I am fascinated by the unsung way in which children’s play and architecture interact. I keep stumbling on quotes and examples, say once every year. They probably symbolise my own interests and attitudes to play. Informing what makes me tick. Like play Architecture reaches across society, political, creative, psychological, social, cultural, one could go on.

I just love these two examples


Corbusier 1955 impression of Modulor Man, cast in concrete in Nantes, affirmed by playing child.

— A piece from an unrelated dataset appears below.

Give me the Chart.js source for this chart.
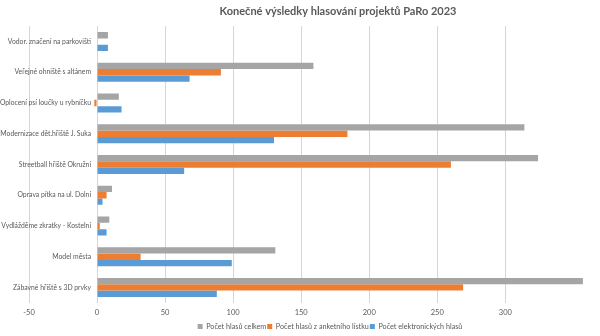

And this quote from the Barbican Bauhaus exhibition, which I blogged previously,

“as children for children

Play, festivities and other extra-curricular activities were an important part of artistic and daily activity at the Bauhaus. A number of the school’s masters, including Feininger and Klee, were raising children and designed puppets and toys for them. In the tradition of nineteenth-century educational reformers such as Friedrich Froebel, play was also seen as a way to tap into the creative imagination and as an important part of learning. Master Itten incorporated these ideas into his classroom teaching ‘I suggested that we should make toys for the next few weeks. So I struck a powerful blow to the old academic tradition of the nude and drawing from nature and I am leading all creative activity back to its roots, to play’.”

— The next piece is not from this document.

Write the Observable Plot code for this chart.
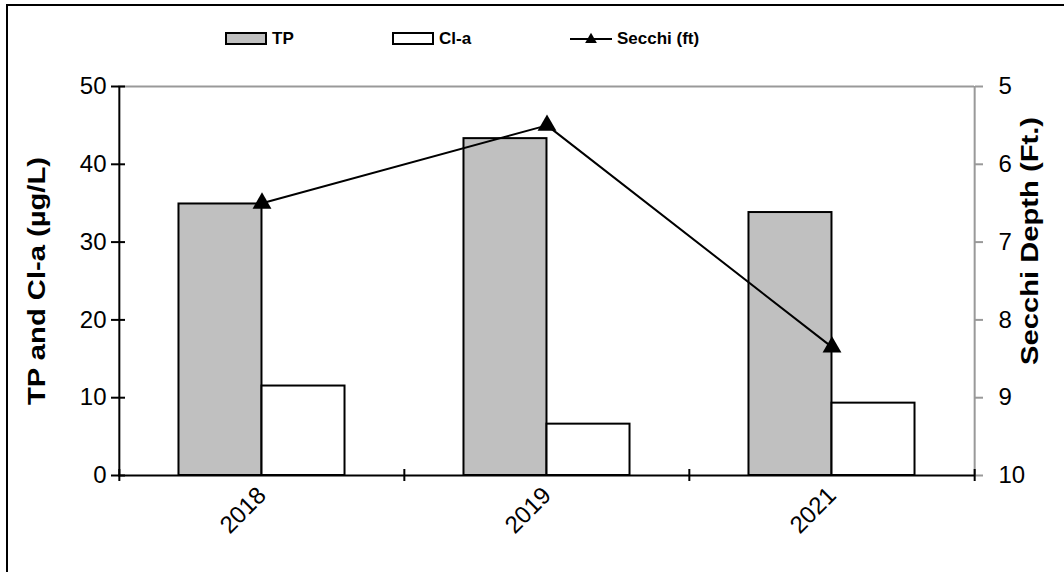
<!DOCTYPE html>
<html>
<head>
<meta charset="utf-8">
<script src="https://cdn.jsdelivr.net/npm/d3@7"></script>
<script src="https://cdn.jsdelivr.net/npm/@observablehq/plot@0.6"></script>
<style>
  body { margin: 0; background: #fff; font-family: "Liberation Sans", Arial, sans-serif; }
  #wrap { position: relative; width: 1064px; height: 572px; overflow: hidden; }
  #border { position: absolute; left: 6px; top: 4px; width: 1100px; height: 700px;
            border-top: 2px solid #000; border-left: 2px solid #000; pointer-events: none; }
  #legend { position: relative; height: 60px; }
  .li { position: absolute; top: 28px; height: 22px; display: flex; align-items: center;
        font-weight: bold; font-size: 17px; color: #000; }
  .li svg { margin-right: 3px; }
</style>
</head>
<body>
<div id="wrap">
  <div id="legend"></div>
  <div id="chart"></div>
  <div id="border"></div>
</div>
<script>
// ---- data ----
const years = ["2018", "2019", "2021"];
const tp = [34.9, 43.3, 33.8];          // µg/L
const chla = [11.5, 6.6, 9.3];          // µg/L
const secchi = [6.5, 5.5, 8.35];        // ft
const leftTicks = [0, 10, 20, 30, 40, 50];
const rightTicks = [5, 6, 7, 8, 9, 10];
const leftLabel = "TP and Cl-a (µg/L)";
const rightLabel = "Secchi Depth (Ft.)";
const seriesNames = ["TP", "Cl-a", "Secchi (ft)"];

// secchi (5..10 ft, reversed) mapped onto the primary 0..50 scale
const sToY = s => (10 - s) * 10;
const yToS = v => 10 - v / 10;

const tpRows = years.map((y, i) => ({year: y, value: tp[i]}));
const chlaRows = years.map((y, i) => ({year: y, value: chla[i]}));
const secchiRows = years.map((y, i) => ({year: y, secchi: secchi[i]}));

// ---- layout ----
const W = 1064, H = 512;
const mL = 118, mR = 90, mT = 26, mB = 97;
const step = (W - mL - mR) / years.length;
const pInner = 0.709;
const bw = step * (1 - pInner);
const font = "Liberation Sans, Arial, sans-serif";
const last = years[years.length - 1];

const plot = Plot.plot({
  width: W, height: H,
  marginLeft: mL, marginRight: mR, marginTop: mT, marginBottom: mB,
  style: {fontFamily: font, color: "#000", background: "#fff"},
  x: {domain: years, paddingInner: pInner, paddingOuter: pInner / 2, axis: null},
  y: {domain: [0, 50], axis: null},
  marks: [
    // plot-area border (top & right grey)
    Plot.ruleY([50], {stroke: "#999", strokeWidth: 2}),
    Plot.ruleX([last], {dx: step / 2, stroke: "#999", strokeWidth: 2}),
    // bars
    Plot.barY(tpRows, {x: "year", y: "value", dx: -bw / 2, fill: "#c0c0c0", stroke: "#000", strokeWidth: 2}),
    Plot.barY(chlaRows, {x: "year", y: "value", dx: bw / 2, fill: "#fff", stroke: "#000", strokeWidth: 2}),
    // axis lines
    Plot.ruleX([years[0]], {dx: -step / 2, stroke: "#000", strokeWidth: 2}),
    Plot.ruleY([0], {stroke: "#000", strokeWidth: 2}),
    // left axis
    Plot.axisY({ticks: leftTicks, tickSize: 14, dx: 7, fill: "none", label: null, stroke: "#000", strokeWidth: 2}),
    Plot.axisY({ticks: leftTicks, tickSize: 0, tickPadding: 12, fontSize: 24, fill: "#000", label: null}),
    // right axis (secchi)
    Plot.axisY({anchor: "right", ticks: rightTicks.map(sToY), tickSize: 8, fill: "none", label: null, stroke: "#999", strokeWidth: 2}),
    Plot.axisY({anchor: "right", ticks: rightTicks.map(sToY), tickFormat: v => String(yToS(v)), tickSize: 0, tickPadding: 24, fontSize: 24, fill: "#000", label: null}),
    // x axis
    Plot.axisX({ticks: years, tickSize: 12, dx: -step / 2, dy: -6, fill: "none", label: null, stroke: "#000", strokeWidth: 2}),
    Plot.axisX({ticks: [last], tickSize: 12, dx: step / 2, dy: -6, fill: "none", label: null, stroke: "#000", strokeWidth: 2}),
    Plot.axisX({ticks: years, tickSize: 0, tickPadding: 16, tickRotate: -45, fontSize: 24, fill: "#000", label: null}),
    // secchi line
    Plot.lineY(secchiRows, {x: "year", y: d => sToY(d.secchi), stroke: "#000", strokeWidth: 2}),
    Plot.dot(secchiRows, {x: "year", y: d => sToY(d.secchi), symbol: "triangle", r: 7, fill: "#000", stroke: "none"}),
    // axis titles
    Plot.text([leftLabel], {frameAnchor: "left", dx: -81, rotate: -90, textAnchor: "middle", fontSize: 24, fontWeight: "bold", fill: "#000", text: d => d, className: "ylab"}),
    Plot.text([rightLabel], {frameAnchor: "right", dx: 56, dy: -40, rotate: -90, textAnchor: "middle", fontSize: 24, fontWeight: "bold", fill: "#000", text: d => d, className: "ylab"})
  ]
});
document.getElementById("chart").appendChild(plot);
d3.select(plot).selectAll(".ylab text").attr("textLength", 248).attr("lengthAdjust", "spacingAndGlyphs");

// ---- legend ----
const legend = d3.select("#legend");
const legendX = [225, 392, 570];
seriesNames.forEach((name, i) => {
  const item = legend.append("div").attr("class", "li").style("left", legendX[i] + "px");
  const sw = item.append("svg").attr("width", 44).attr("height", 16);
  if (i < 2) {
    sw.append("rect").attr("x", 1).attr("y", 2).attr("width", 40).attr("height", 11)
      .attr("fill", i === 0 ? "#c0c0c0" : "#fff").attr("stroke", "#000").attr("stroke-width", 2);
  } else {
    sw.append("line").attr("x1", 0).attr("x2", 42).attr("y1", 8).attr("y2", 8).attr("stroke", "#000").attr("stroke-width", 2);
    sw.append("path").attr("d", d3.symbol(d3.symbolTriangle, 60)()).attr("transform", "translate(21,8.5)").attr("fill", "#000");
  }
  item.append("span").text(name);
});
</script>
</body>
</html>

He would obviously have made a good Playworker!

and now, just visited the RIBA exhibition The Brutalist Playground

 Well worth a visit even if only to pick up the excellent catalogue/broadsheet with more details about Architects and playspaces and an interesting set of lectures. As someone trained in Architecture and having lived my life on the edge looking in, I am fascinated by the tension between the arrogance of architects believing that they can create places for children to play and some of the visionary ideas they have produced. If only we could share Aldo Van Eyck’s vision of Public Realm.


Not Aldo Van Eyck, but not bad! Friedrichshafen public space. I rest my case!

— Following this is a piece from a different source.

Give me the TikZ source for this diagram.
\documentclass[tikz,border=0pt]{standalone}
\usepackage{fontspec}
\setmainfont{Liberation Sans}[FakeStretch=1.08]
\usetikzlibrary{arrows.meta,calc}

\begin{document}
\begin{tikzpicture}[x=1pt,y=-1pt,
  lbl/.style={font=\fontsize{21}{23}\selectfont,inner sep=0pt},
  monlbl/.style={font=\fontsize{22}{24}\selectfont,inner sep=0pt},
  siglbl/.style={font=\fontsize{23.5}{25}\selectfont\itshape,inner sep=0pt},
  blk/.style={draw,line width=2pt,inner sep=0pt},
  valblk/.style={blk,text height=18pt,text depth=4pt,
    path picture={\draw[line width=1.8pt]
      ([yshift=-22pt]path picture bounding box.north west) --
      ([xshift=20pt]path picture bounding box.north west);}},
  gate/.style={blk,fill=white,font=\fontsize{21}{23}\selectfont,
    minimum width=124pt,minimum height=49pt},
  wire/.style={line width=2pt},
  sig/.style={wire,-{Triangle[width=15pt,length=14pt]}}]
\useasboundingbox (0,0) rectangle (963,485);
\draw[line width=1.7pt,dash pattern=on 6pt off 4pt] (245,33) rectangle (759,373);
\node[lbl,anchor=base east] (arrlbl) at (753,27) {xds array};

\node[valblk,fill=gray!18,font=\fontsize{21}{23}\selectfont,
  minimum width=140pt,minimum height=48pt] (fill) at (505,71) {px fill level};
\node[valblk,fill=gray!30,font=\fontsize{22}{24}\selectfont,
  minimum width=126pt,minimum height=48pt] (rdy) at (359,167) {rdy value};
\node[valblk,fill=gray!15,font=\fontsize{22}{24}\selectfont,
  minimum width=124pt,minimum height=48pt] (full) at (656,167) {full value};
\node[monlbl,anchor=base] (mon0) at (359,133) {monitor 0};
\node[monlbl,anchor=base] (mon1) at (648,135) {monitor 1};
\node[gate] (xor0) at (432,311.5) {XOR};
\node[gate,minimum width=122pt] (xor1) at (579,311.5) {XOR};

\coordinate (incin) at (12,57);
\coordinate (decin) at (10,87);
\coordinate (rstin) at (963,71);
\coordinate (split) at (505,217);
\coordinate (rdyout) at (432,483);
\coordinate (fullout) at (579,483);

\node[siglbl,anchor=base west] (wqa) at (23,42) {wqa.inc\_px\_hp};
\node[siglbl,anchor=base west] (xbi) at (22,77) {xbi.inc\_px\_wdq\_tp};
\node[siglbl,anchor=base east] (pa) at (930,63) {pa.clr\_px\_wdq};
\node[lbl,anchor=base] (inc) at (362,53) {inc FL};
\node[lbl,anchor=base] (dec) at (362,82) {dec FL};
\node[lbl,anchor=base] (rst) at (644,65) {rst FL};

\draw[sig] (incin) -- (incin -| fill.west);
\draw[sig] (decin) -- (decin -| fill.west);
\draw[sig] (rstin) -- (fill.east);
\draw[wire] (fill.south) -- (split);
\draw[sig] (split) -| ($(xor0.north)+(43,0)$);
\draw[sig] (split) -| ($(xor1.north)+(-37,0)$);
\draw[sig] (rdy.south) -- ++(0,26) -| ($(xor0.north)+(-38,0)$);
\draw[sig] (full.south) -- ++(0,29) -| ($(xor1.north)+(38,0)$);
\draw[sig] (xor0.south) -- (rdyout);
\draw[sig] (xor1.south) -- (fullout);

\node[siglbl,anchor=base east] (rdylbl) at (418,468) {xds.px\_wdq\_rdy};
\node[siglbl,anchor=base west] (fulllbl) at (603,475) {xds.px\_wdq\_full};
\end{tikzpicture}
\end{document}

2 Responses to “Play Corb”

  1. Mark Gladwin June 25, 2015 at 12:10 pm #

    When it comes to the interface between architecture and play, I think Colin Ward is a more inspiring example than the brutalists. Quentin Stevens in his Ludic City also makes the case for play (by adults) in cities as a dialectic response to, and subversion of, physically and socially authoritarian design.

    • grumpysutcliffe June 26, 2015 at 3:42 pm #

      I absolutely agree, Colin Ward is among the saints of play, although I did think that the playground designed by Powell & Moya for Churchill gardens was pretty good, but then I would not include them amongst the brutalists!